なおかつ言えば、いま求められているのは、明確な国家構想をもつ護憲と革新の政治家の出現である。しかし、社民党、共産党にそれだけの現実認識をもって対抗戦略を発揮している政治家は皆無に近い。かつての社会党成田知巳氏や共産党上田耕一郎氏ほどの政治家が求められている。

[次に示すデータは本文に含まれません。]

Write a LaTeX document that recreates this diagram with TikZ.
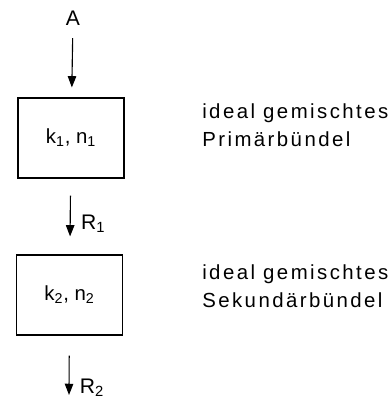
\documentclass[tikz,border=0pt]{standalone}
\usepackage{fontspec}
\setmainfont{Liberation Sans}
\newfontfamily\spacedfont[LetterSpace=12]{Liberation Sans}
\usetikzlibrary{arrows.meta}

\begin{document}
\begin{tikzpicture}[
    cell/.style = {rectangle, draw=black, line width=0.8pt, minimum width=2.65cm, minimum height=2.0cm, font=\fontsize{14.5}{17}\selectfont},
    note/.style = {align=left, anchor=west, inner sep=0pt, font=\spacedfont\fontsize{14.5}{19.8}\selectfont},
    lbl/.style = {font=\fontsize{15}{18}\selectfont},
    arrow/.style = {draw=black, line width=0.8pt, -{Triangle[length=8pt, width=6pt]}}
]
\useasboundingbox (0,0) rectangle (9.775,-10.025);

\node (a) [lbl] at (1.825,-0.45) {A};
\node (b1) [cell] at (1.775,-3.45) {k\textsubscript{1}, n\textsubscript{1}};
\node (b2) [cell] at (1.7375,-7.375) {k\textsubscript{2}, n\textsubscript{2}};
\coordinate (out) at (1.725,-9.875);

\node (t1) [note] at (5.05,-3.125) {ideal gemischtes\\Primärbündel};
\node (t2) [note] at (5.05,-7.15) {ideal gemischtes\\Sekundärbündel};

\draw [arrow, shorten <=0.2cm, shorten >=0.25cm] (a) -- (b1);
\draw [arrow, shorten <=0.425cm, shorten >=0.45cm] (b1) -- node[lbl, right=4pt, pos=0.6] (r1) {R\textsubscript{1}} (b2);
\draw [arrow, shorten <=0.5cm] (b2) -- node[lbl, right=4pt, pos=0.88] (r2) {R\textsubscript{2}} (out);

\end{tikzpicture}
\end{document}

ただ、左翼が何もしていないわけではない。民衆の立場に立つ良心的研究者・学者たちが結集して、『福祉国家と基本法研究会』を立ち上げている。そこでは、新自由主義国家構想に明確な対抗戦略として、「社会保障基本法」「社会保障憲章」を明らかにしている。井上英夫氏・後藤道夫・二宮厚美の諸氏とともに、渡辺治氏の名前も中心的な存在である。渡辺氏は、小森陽一氏とともに、「憲法九条の会」の事務局を担ってこられた知識人である。
社民党や日本共産党が、それらの良心的知識人の健闘を踏まえて、軍国主義・新自由主義の国家構想に対して、明確な対抗戦略を打ち出して、政党を活性化することが早急に求められている。自民党と同様な小沢批判を繰り返しているようでは、国民の期待に応えられるレベルにはない。